We’ve been closely reading Section 321 of the House-passed debt ceiling bill which would establish a pernicious new maze of red tape to trip people up and cause them to lose Medicaid coverage. While posing as a “work requirement”, this is really a plan to make people jump through more hoops in order to keep their health coverage.
We saw this movie in Arkansas in 2018 and it was a horror show that flopped badly and does not merit a sequel. Here’s the plot summary from 2018: Due to red tape from the new work reporting requirements, 18,000 people lost coverage — 23 percent of those in the age group affected — and faced more medical debt and barriers to needed care with no discernible impact on employment. Clearly many people that were supposed to be exempted were not – since subsequent research found that 97% met the rules or exemptions. In fact, if anything, these so-called “work requirements” pushed people out of the workforce as employment rates actually declined. Promotion of these damaging work reporting requirements was a central focus of the Trump Administration’s Section 1115 waiver policy. Arkansas was the only state that actually implemented the policy, as federal courts quickly stepped in to halt Arkansas’ work reporting requirements and stop other states from moving forward because they were fundamentally incompatible with Medicaid’s purpose to provide affordable, comprehensive health insurance to vulnerable populations.

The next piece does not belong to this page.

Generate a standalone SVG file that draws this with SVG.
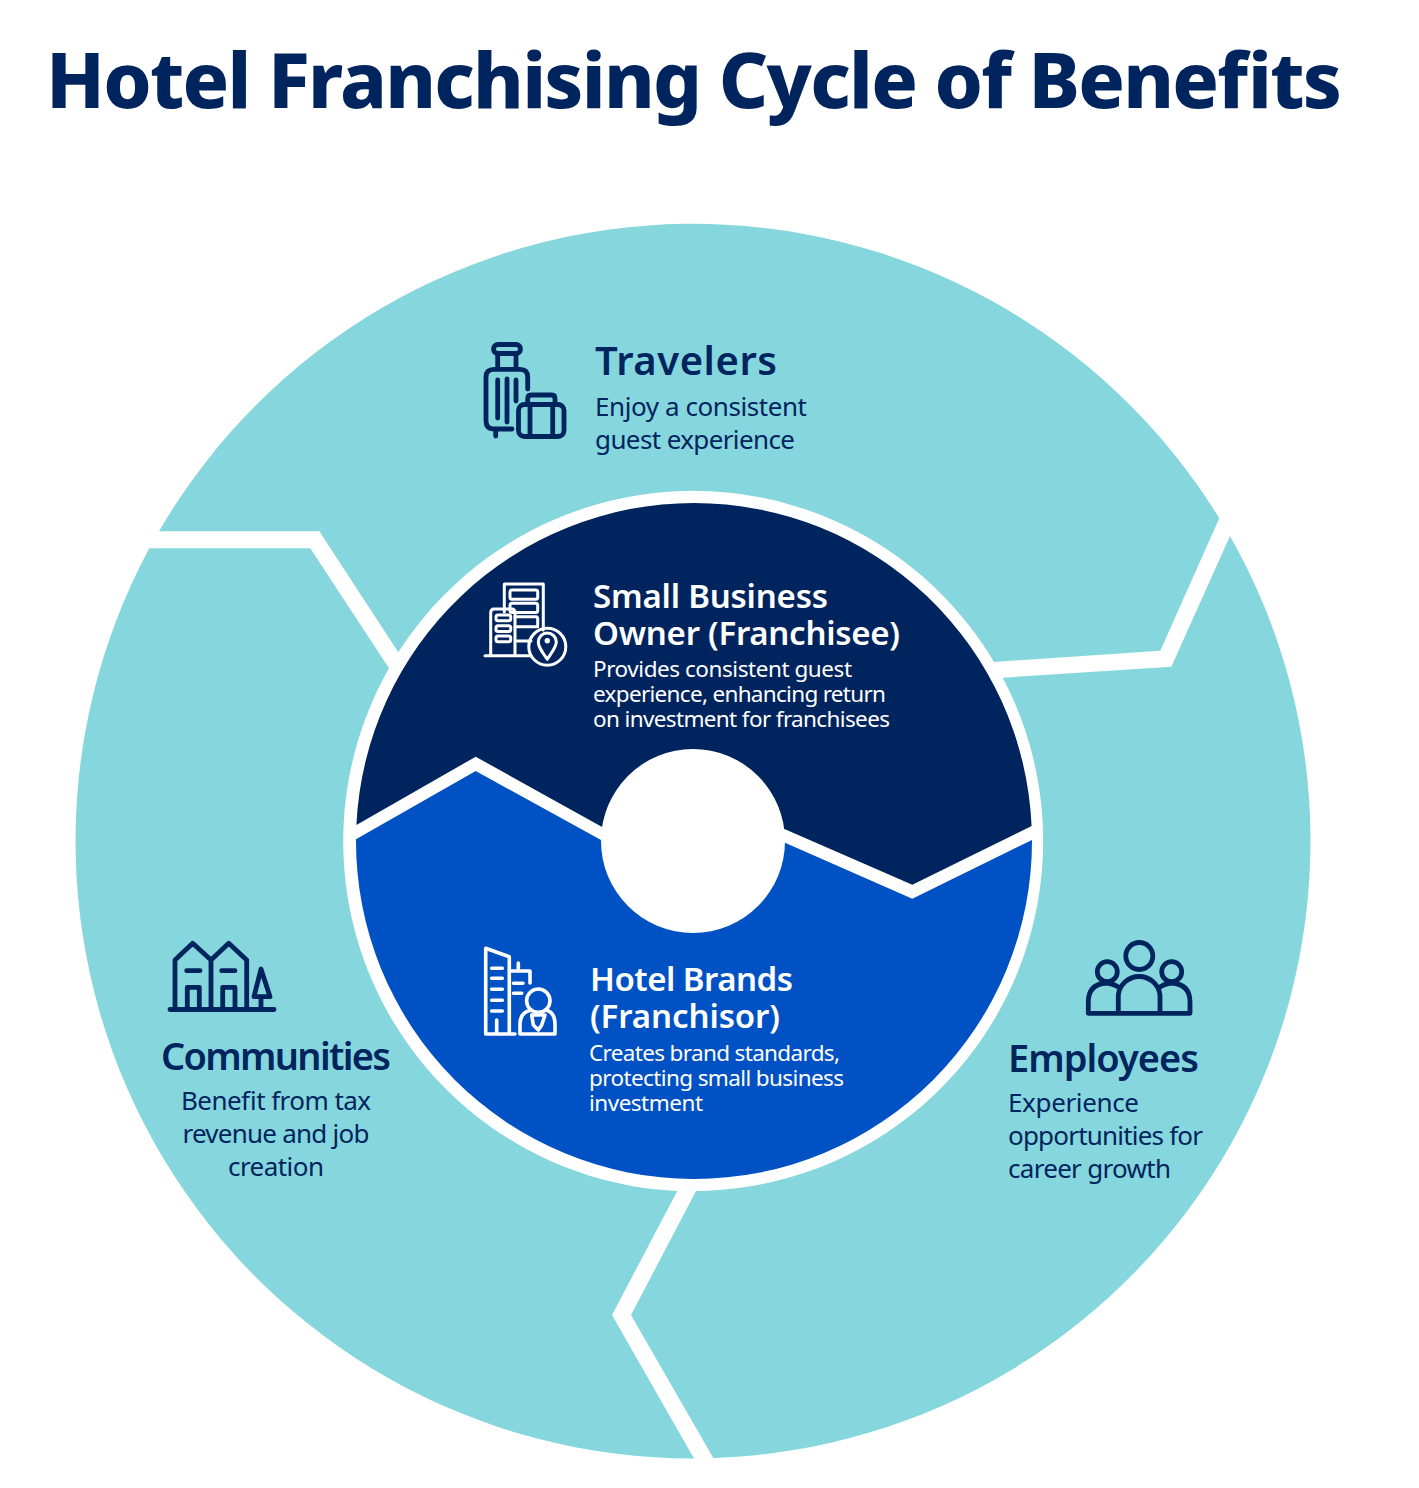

Proponents of this 2023 work reporting provision frequently bandy about the misleading claim that only childless adults who are “able-bodied” would be subject to these new administrative hurdles. While the bill includes a list of those who “could” qualify for an exemption, my colleague Leo Cuello, for example, has already clearly explained how people with disabilities, including those on SSI, would be subject to the work reporting requirements as they would not be explicitly exempted. As a result, they would be at serious risk of losing their Medicaid coverage and forgoing needed care. Moreover, despite an exemption in the bill for “the parent or caretaker of a dependent child,” low-income parents are also at significant risk.
As we have previously written, the work reporting requirements in the McCarthy bill apply broadly across the Medicaid population, not just to those covered under the Medicaid expansion. Importantly, there is no requirement that states automatically implement any exemptions, including for parents (and the proposal certainly does not provide any funding to states to set up systems to automate the exemptions). And of course, even if some states try to automatically exempt certain groups or individuals, there is no guarantee that some exempt individuals won’t end up falling through the cracks, fail to meet work reporting requirements and end up uninsured. For parents who live in a state that does automatically exempt parents without a hitch, there is no discussion in the bill of how individuals would seek exemptions and how they would demonstrate they qualify for them, or how they would prove they meet the work reporting requirements. And as we know from the dismal Arkansas experience, most people in Arkansas were confused about what the requirement was and whether it was in place or not, let alone whether they qualified for an exemption and how to get one.
In addition, when the Trump Administration made clear that punitive Medicaid work reporting requirements were a top priority for section 1115 waiver policy, numerous states responded favorably (even though eventually federal courts correctly found that they violated the objectives of the Medicaid statute as required under section 1115.) Notably, some of the states seeking work reporting requirement waivers explicitly proposed to apply them only to parents. In fact, at the time, six non-expansion states — Alabama, Mississippi, Oklahoma, South Carolina, South Dakota and Tennessee — sought Section 1115 waiver authority just to apply work reporting requirements to extremely poor parents that they are required to cover by federal law. (Two of those states — Oklahoma and South Dakota — have subsequently implemented the expansion or will soon.) And other states seeking to impose work reporting requirement waivers, of course, could have chosen to exempt all parents but did not always do so – or exempted only parents of young children.
There are not just historical examples. Right now, under a deeply troubling judicial decision, Georgia is moving ahead this summer with its Section 1115 Medicaid waiver that includes a very limited coverage expansion (that falls far short of the full Medicaid expansion) along with a work reporting requirement. There is no exemption for parents of dependent children of any age at all.
As a result, there is ample evidence that if the work reporting requirements in the House-passed debt ceiling were enacted into law, some states will seek to fully or partially eliminate the exemption for parents through Section 1115 waivers. And especially if there is an Administration in place that is hostile to Medicaid, those waivers are likely to be approved quickly without the need for favorable decisions from the courts.
So, one can’t assume that low-income parents will be protected from the work reporting requirements under the House-passed debt ceiling bill, even with an exemption for parents with dependent children. We know that many people, including parents, who otherwise should qualify for exemptions, may not get them and as a result, they may lose their Medicaid coverage and access to needed care. That risk will be even more magnified if, as is likely, states try to move forward with Section 1115 waivers to explicitly apply onerous work reporting requirements to low-income parents should work reporting requirements actually become law.